Parenting seems to be one of the few enterprises where expertise diminishes over time. Or, rather, one’s perception of expertise diminishes over time, and maybe that amounts to the same thing. All my other life skills — with the possible exception of highway merging — have clearly improved over time. But I’ve been a parent for almost twenty years and an early childhood “educator” for quite a few, as well. And I have the Young Adult world covered. (I’ve got street cred is what I’m saying.) Yet I still feel like each day with children is just one more chance to mess things up.
And a corollary point: does it even matter? I go back and forth on this. I’ve read all those twin studies and how parents count for zilch yada yada. But come on! Does anyone actually believe that conveniently exculpatory claptrap? Not my children, who will tell you that I have huge(-ly unwelcome) influence on their lives.
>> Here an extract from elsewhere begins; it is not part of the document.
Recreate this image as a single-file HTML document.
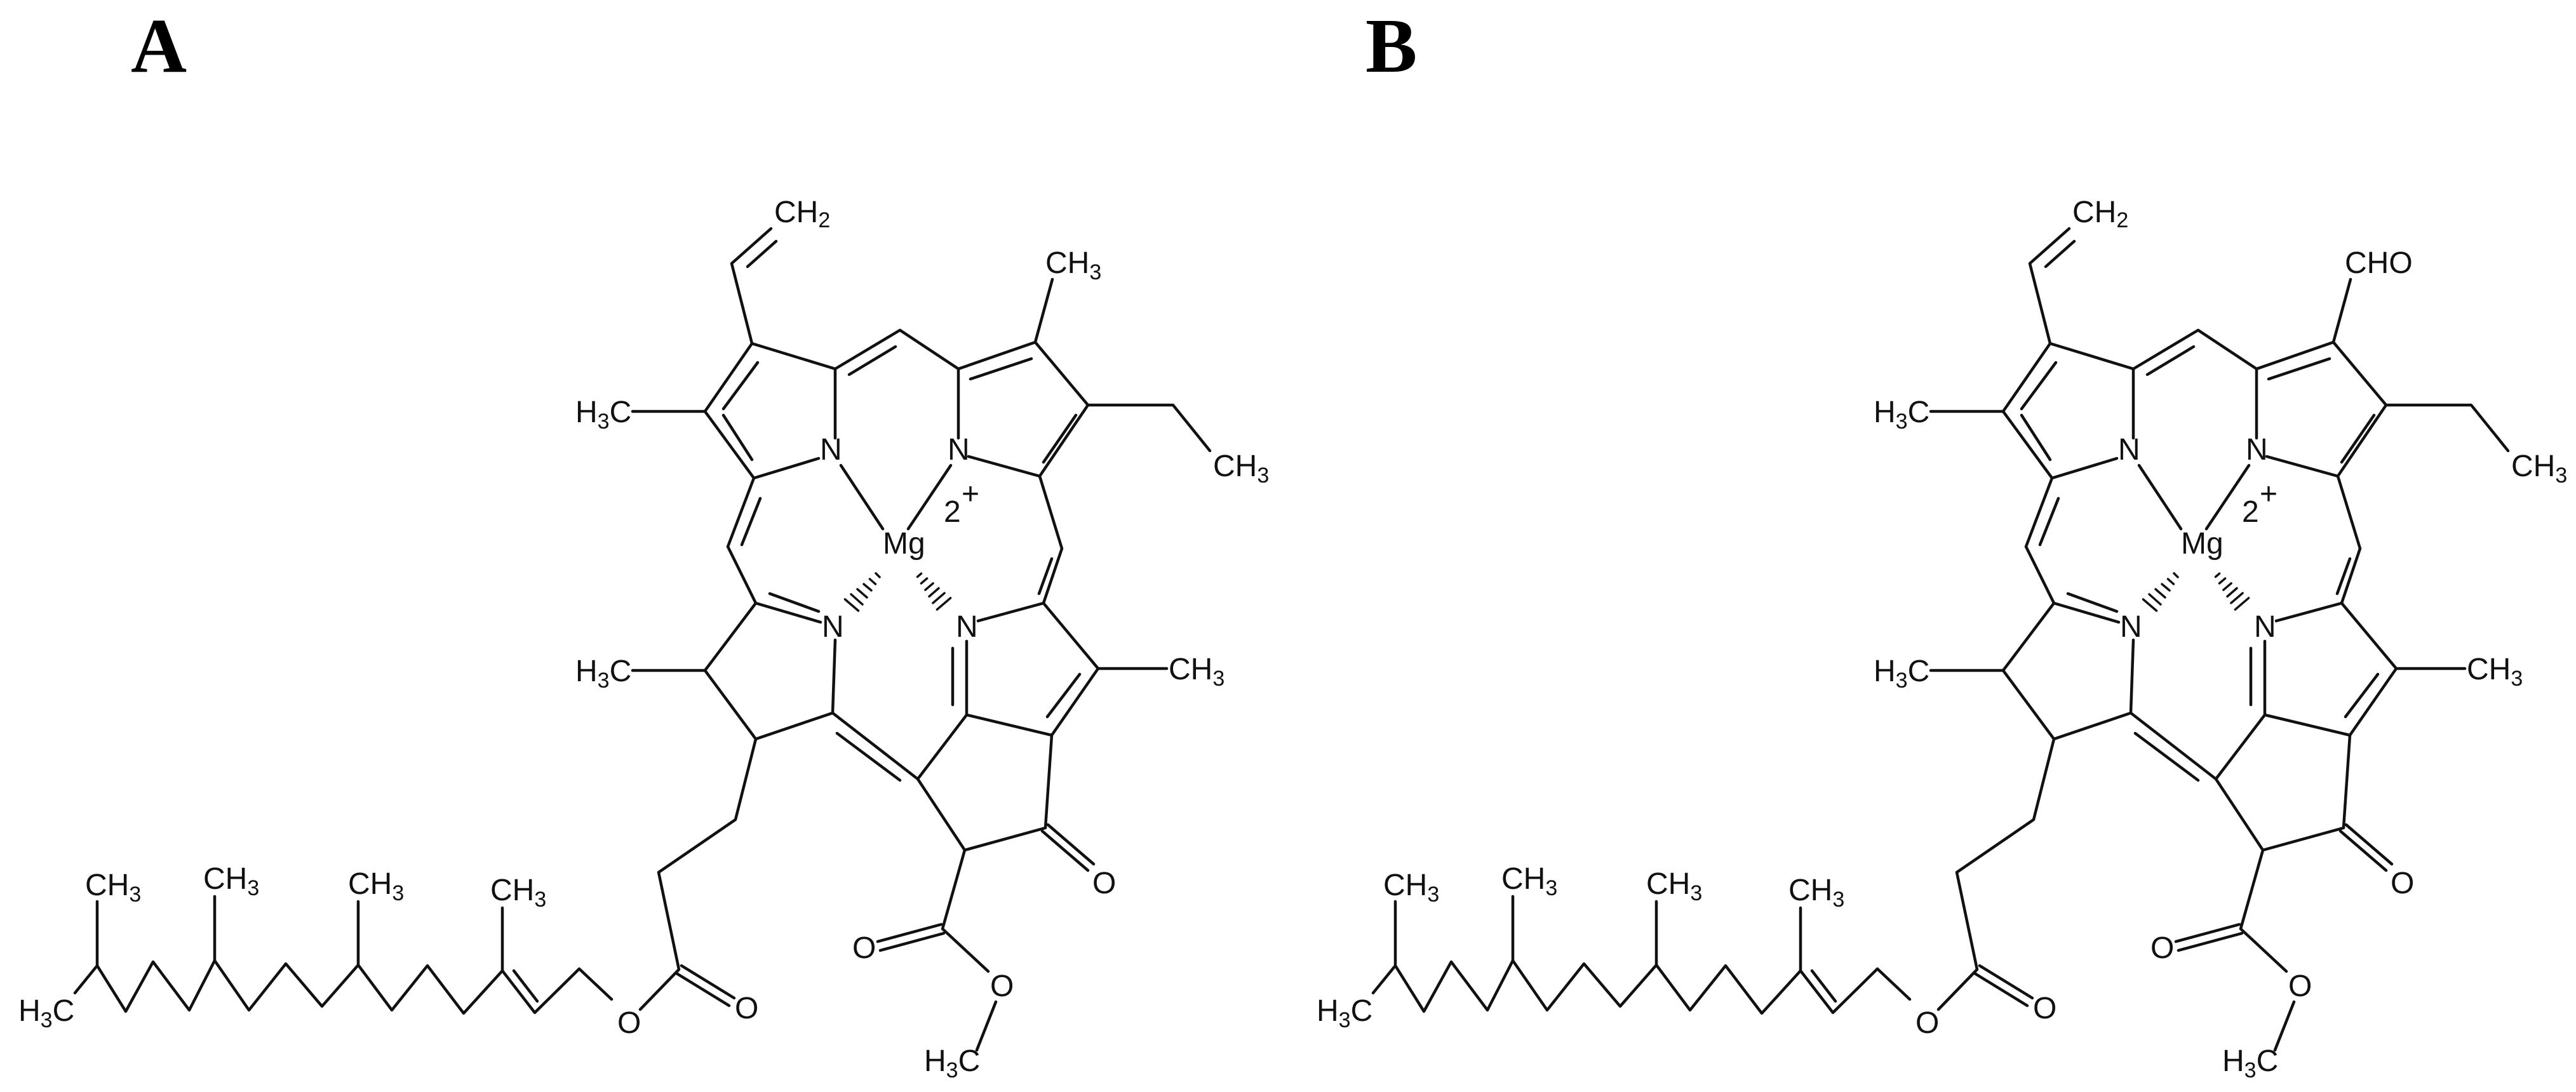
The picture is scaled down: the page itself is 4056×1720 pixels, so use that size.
<!DOCTYPE html>
<html><head><meta charset="utf-8"><style>
html,body{margin:0;padding:0;background:#fff;}
svg{display:block;}
text{font-family:"Liberation Sans",Arial,sans-serif;font-size:48px;fill:#111;}
.lbl{font-family:"Liberation Serif","Times New Roman",serif;font-weight:bold;font-size:122px;fill:#000;}
</style></head><body>
<svg width="4056" height="1720" viewBox="0 0 4056 1720" xmlns="http://www.w3.org/2000/svg">
<rect width="4056" height="1720" fill="#fff"/>
<text class="lbl" x="206" y="113">A</text>
<text class="lbl" x="2150" y="113">B</text>

<g id="molA" stroke="#111" stroke-width="4.5" fill="none" stroke-linecap="round" stroke-linejoin="round">
<!-- vinyl -->
<path d="M1214 360 L1152 415 L1184 541"/>
<path d="M1177 420 L1222 380"/>
<!-- ring A -->
<path d="M1184 541 L1110 648 L1187 753 L1289 722"/>
<path d="M1315 690 L1315 581 L1184 541"/>
<path d="M1193 571 L1139 644"/>
<path d="M1139 654 L1184 724"/>
<path d="M996 648 L1110 648"/>
<!-- meso top -->
<path d="M1315 581 L1417 520 L1509 581"/>
<path d="M1337 590 L1410 546"/>
<!-- ring B -->
<path d="M1509 690 L1509 581 L1630 539 L1713 638 L1637 750 L1525 719"/>
<path d="M1528 597 L1624 565"/>
<path d="M1694 654 L1643 728"/>
<path d="M1630 539 L1657 440"/>
<path d="M1713 638 L1847 638 L1905 710"/>
<!-- Mg bonds -->
<path d="M1324 733 L1390 833"/>
<path d="M1497 733 L1430 833"/>
<!-- meso left -->
<path d="M1187 753 L1146 861 L1190 950"/>
<path d="M1197 785 L1168 858"/>
<!-- meso right -->
<path d="M1637 750 L1672 864 L1643 950"/>
<path d="M1656 880 L1636 935"/>
<!-- ring C -->
<path d="M1190 950 L1292 980"/>
<path d="M1212 935 L1289 963"/>
<path d="M1315 1008 L1311 1123 L1190 1164 L1110 1056 L1190 950"/>
<path d="M996 1056 L1110 1056"/>
<!-- ring D -->
<path d="M1540 978 L1643 950 L1729 1053 L1656 1158 L1522 1126 L1522 1010"/>
<path d="M1500 1021 L1500 1110"/>
<path d="M1700 1062 L1649 1129"/>
<path d="M1729 1053 L1837 1053"/>
<!-- C13=C17 -->
<path d="M1311 1123 L1445 1227 L1522 1126"/>
<path d="M1318 1155 L1417 1229"/>
<!-- cyclopentanone -->
<path d="M1656 1158 L1646 1304 L1519 1339 L1445 1227"/>
<path d="M1650 1299 L1722 1361"/>
<path d="M1641 1309 L1713 1371"/>
<!-- methyl ester -->
<path d="M1519 1339 L1484 1463 L1556 1530"/>
<path d="M1486 1470 L1386 1497"/>
<path d="M1482 1456 L1382 1483"/>
<path d="M1568 1578 L1538 1654"/>
<!-- propionate -->
<path d="M1190 1164 L1158 1291 L1037 1374 L1069 1527 L1008 1590"/>
<path d="M1073 1521 L1156 1572"/>
<path d="M1065 1533 L1148 1584"/>
<!-- phytyl -->
<path d="M963 1574 L912 1526 L842 1595 L791 1529 L730 1596 L673 1521 L617 1591 L564 1520 L507 1585 L450 1518 L392 1591 L338 1513 L298 1591 L241 1515 L198 1593 L153 1521 L118 1564"/>
<path d="M809 1529 L846 1577"/>
<path d="M153 1521 L153 1420"/>
<path d="M338 1513 L338 1412"/>
<path d="M564 1520 L564 1420"/>
<path d="M791 1529 L791 1430"/>
<!-- hashed -->
<g stroke-width="3.5">
<path d="M1379 903 L1385 909 M1369.5 912 L1378.5 920 M1360 920 L1372 930 M1350 928 L1365 941 M1340 936 L1358 952 M1330.5 944 L1351.5 962"/>
<path d="M1444.5 908.6 L1450.5 903.4 M1450.4 918.9 L1459.6 911.1 M1456.9 929.2 L1469.1 918.8 M1463 939.5 L1478 926.5 M1468.9 949.8 L1487.1 934.2 M1475.4 960.1 L1496.6 941.9"/>
</g>
</g>
<g id="txtA">
<text x="1219" y="350">CH<tspan font-size="34" dy="8">2</tspan></text>
<text x="906" y="665">H<tspan font-size="34" dy="10">3</tspan><tspan dy="-10">C</tspan></text>
<text x="1646" y="430">CH<tspan font-size="34" dy="10">3</tspan></text>
<text x="1910" y="750">CH<tspan font-size="34" dy="10">3</tspan></text>
<text x="1291" y="724">N</text>
<text x="1492" y="724">N</text>
<text x="1390" y="872">Mg</text>
<text x="1486" y="822" font-size="46">2</text>
<text x="1514" y="794" font-size="34">+</text>
<text x="1294" y="1003">N</text>
<text x="1505" y="1003">N</text>
<text x="906" y="1073">H<tspan font-size="34" dy="10">3</tspan><tspan dy="-10">C</tspan></text>
<text x="1840" y="1070">CH<tspan font-size="34" dy="10">3</tspan></text>
<text x="1720" y="1407">O</text>
<text x="1342" y="1509">O</text>
<text x="1559" y="1569">O</text>
<text x="1455" y="1687">H<tspan font-size="34" dy="10">3</tspan><tspan dy="-10">C</tspan></text>
<text x="1157" y="1604">O</text>
<text x="972" y="1627">O</text>
<text x="29" y="1608">H<tspan font-size="34" dy="10">3</tspan><tspan dy="-10">C</tspan></text>
<text x="134" y="1410">CH<tspan font-size="34" dy="10">3</tspan></text>
<text x="320" y="1400">CH<tspan font-size="34" dy="10">3</tspan></text>
<text x="548" y="1408">CH<tspan font-size="34" dy="10">3</tspan></text>
<text x="772" y="1418">CH<tspan font-size="34" dy="10">3</tspan></text>
</g>

<g transform="translate(2044,0)">
<g stroke="#111" stroke-width="4.5" fill="none" stroke-linecap="round" stroke-linejoin="round">
<path d="M1214 360 L1152 415 L1184 541"/>
<path d="M1177 420 L1222 380"/>
<path d="M1184 541 L1110 648 L1187 753 L1289 722"/>
<path d="M1315 690 L1315 581 L1184 541"/>
<path d="M1193 571 L1139 644"/>
<path d="M1139 654 L1184 724"/>
<path d="M996 648 L1110 648"/>
<path d="M1315 581 L1417 520 L1509 581"/>
<path d="M1337 590 L1410 546"/>
<path d="M1509 690 L1509 581 L1630 539 L1713 638 L1637 750 L1525 719"/>
<path d="M1528 597 L1624 565"/>
<path d="M1694 654 L1643 728"/>
<path d="M1630 539 L1657 440"/>
<path d="M1713 638 L1847 638 L1905 710"/>
<path d="M1324 733 L1390 833"/>
<path d="M1497 733 L1430 833"/>
<path d="M1187 753 L1146 861 L1190 950"/>
<path d="M1197 785 L1168 858"/>
<path d="M1637 750 L1672 864 L1643 950"/>
<path d="M1656 880 L1636 935"/>
<path d="M1190 950 L1292 980"/>
<path d="M1212 935 L1289 963"/>
<path d="M1315 1008 L1311 1123 L1190 1164 L1110 1056 L1190 950"/>
<path d="M996 1056 L1110 1056"/>
<path d="M1540 978 L1643 950 L1729 1053 L1656 1158 L1522 1126 L1522 1010"/>
<path d="M1500 1021 L1500 1110"/>
<path d="M1700 1062 L1649 1129"/>
<path d="M1729 1053 L1837 1053"/>
<path d="M1311 1123 L1445 1227 L1522 1126"/>
<path d="M1318 1155 L1417 1229"/>
<path d="M1656 1158 L1646 1304 L1519 1339 L1445 1227"/>
<path d="M1650 1299 L1722 1361"/>
<path d="M1641 1309 L1713 1371"/>
<path d="M1519 1339 L1484 1463 L1556 1530"/>
<path d="M1486 1470 L1386 1497"/>
<path d="M1482 1456 L1382 1483"/>
<path d="M1568 1578 L1538 1654"/>
<path d="M1190 1164 L1158 1291 L1037 1374 L1069 1527 L1008 1590"/>
<path d="M1073 1521 L1156 1572"/>
<path d="M1065 1533 L1148 1584"/>
<path d="M963 1574 L912 1526 L842 1595 L791 1529 L730 1596 L673 1521 L617 1591 L564 1520 L507 1585 L450 1518 L392 1591 L338 1513 L298 1591 L241 1515 L198 1593 L153 1521 L118 1564"/>
<path d="M809 1529 L846 1577"/>
<path d="M153 1521 L153 1420"/>
<path d="M338 1513 L338 1412"/>
<path d="M564 1520 L564 1420"/>
<path d="M791 1529 L791 1430"/>
<g stroke-width="3.5">
<path d="M1379 903 L1385 909 M1369.5 912 L1378.5 920 M1360 920 L1372 930 M1350 928 L1365 941 M1340 936 L1358 952 M1330.5 944 L1351.5 962"/>
<path d="M1444.5 908.6 L1450.5 903.4 M1450.4 918.9 L1459.6 911.1 M1456.9 929.2 L1469.1 918.8 M1463 939.5 L1478 926.5 M1468.9 949.8 L1487.1 934.2 M1475.4 960.1 L1496.6 941.9"/>
</g>
</g>
<text x="1219" y="350">CH<tspan font-size="34" dy="8">2</tspan></text>
<text x="906" y="665">H<tspan font-size="34" dy="10">3</tspan><tspan dy="-10">C</tspan></text>
<text x="1648" y="430">CHO</text>
<text x="1910" y="750">CH<tspan font-size="34" dy="10">3</tspan></text>
<text x="1291" y="724">N</text>
<text x="1492" y="724">N</text>
<text x="1390" y="872">Mg</text>
<text x="1486" y="822" font-size="46">2</text>
<text x="1514" y="794" font-size="34">+</text>
<text x="1294" y="1003">N</text>
<text x="1505" y="1003">N</text>
<text x="906" y="1073">H<tspan font-size="34" dy="10">3</tspan><tspan dy="-10">C</tspan></text>
<text x="1840" y="1070">CH<tspan font-size="34" dy="10">3</tspan></text>
<text x="1720" y="1407">O</text>
<text x="1342" y="1509">O</text>
<text x="1559" y="1569">O</text>
<text x="1455" y="1687">H<tspan font-size="34" dy="10">3</tspan><tspan dy="-10">C</tspan></text>
<text x="1157" y="1604">O</text>
<text x="972" y="1627">O</text>
<text x="29" y="1608">H<tspan font-size="34" dy="10">3</tspan><tspan dy="-10">C</tspan></text>
<text x="134" y="1410">CH<tspan font-size="34" dy="10">3</tspan></text>
<text x="320" y="1400">CH<tspan font-size="34" dy="10">3</tspan></text>
<text x="548" y="1408">CH<tspan font-size="34" dy="10">3</tspan></text>
<text x="772" y="1418">CH<tspan font-size="34" dy="10">3</tspan></text>
</g>
</svg>
</body></html>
When I wrote a piece last year about being a ‘dolphin mother’ – a kinder and wiser alternative to the scary Tiger Moms – my children tried to have me brought up on charges of false representation. It’s true I skew to a vigilant, hawk-eyed parenting style. I maintain that I’m a gentle and nurturing hawk, but that’s possibly splitting hairs. My middle kid thinks I track too many things, ie him. He calls me a “monitor lizard” for my hyper-supervisory ways. I prefer to call myself “engaged.”
Of course I’ve tried on many other parenting hats over the years: Indulgent; Aspirational; Slacker (Whoops! Somebody forgot to buy cook dinner tonight); Faux-Frontier; Bitch. But I can cheerfully attest that I still have no proven hypotheses. I know nothing. If anything, I’m actually getting dumber as a custodian of children as time marches on. Fortunately, Dr. Harley Rotbart has it right: Who cares which parenting theory you go in for? Just love your child and stop worrying. She offers what amounts to the only wisdom — via 17th century poet, John Wilmot — that I’ve gleaned from my 10,000 hours of reading parenting books:
“Before I got married I had six theories about bringing up children. Now I have six children and no theories.” After more than 30 years in practice, I feel the same way.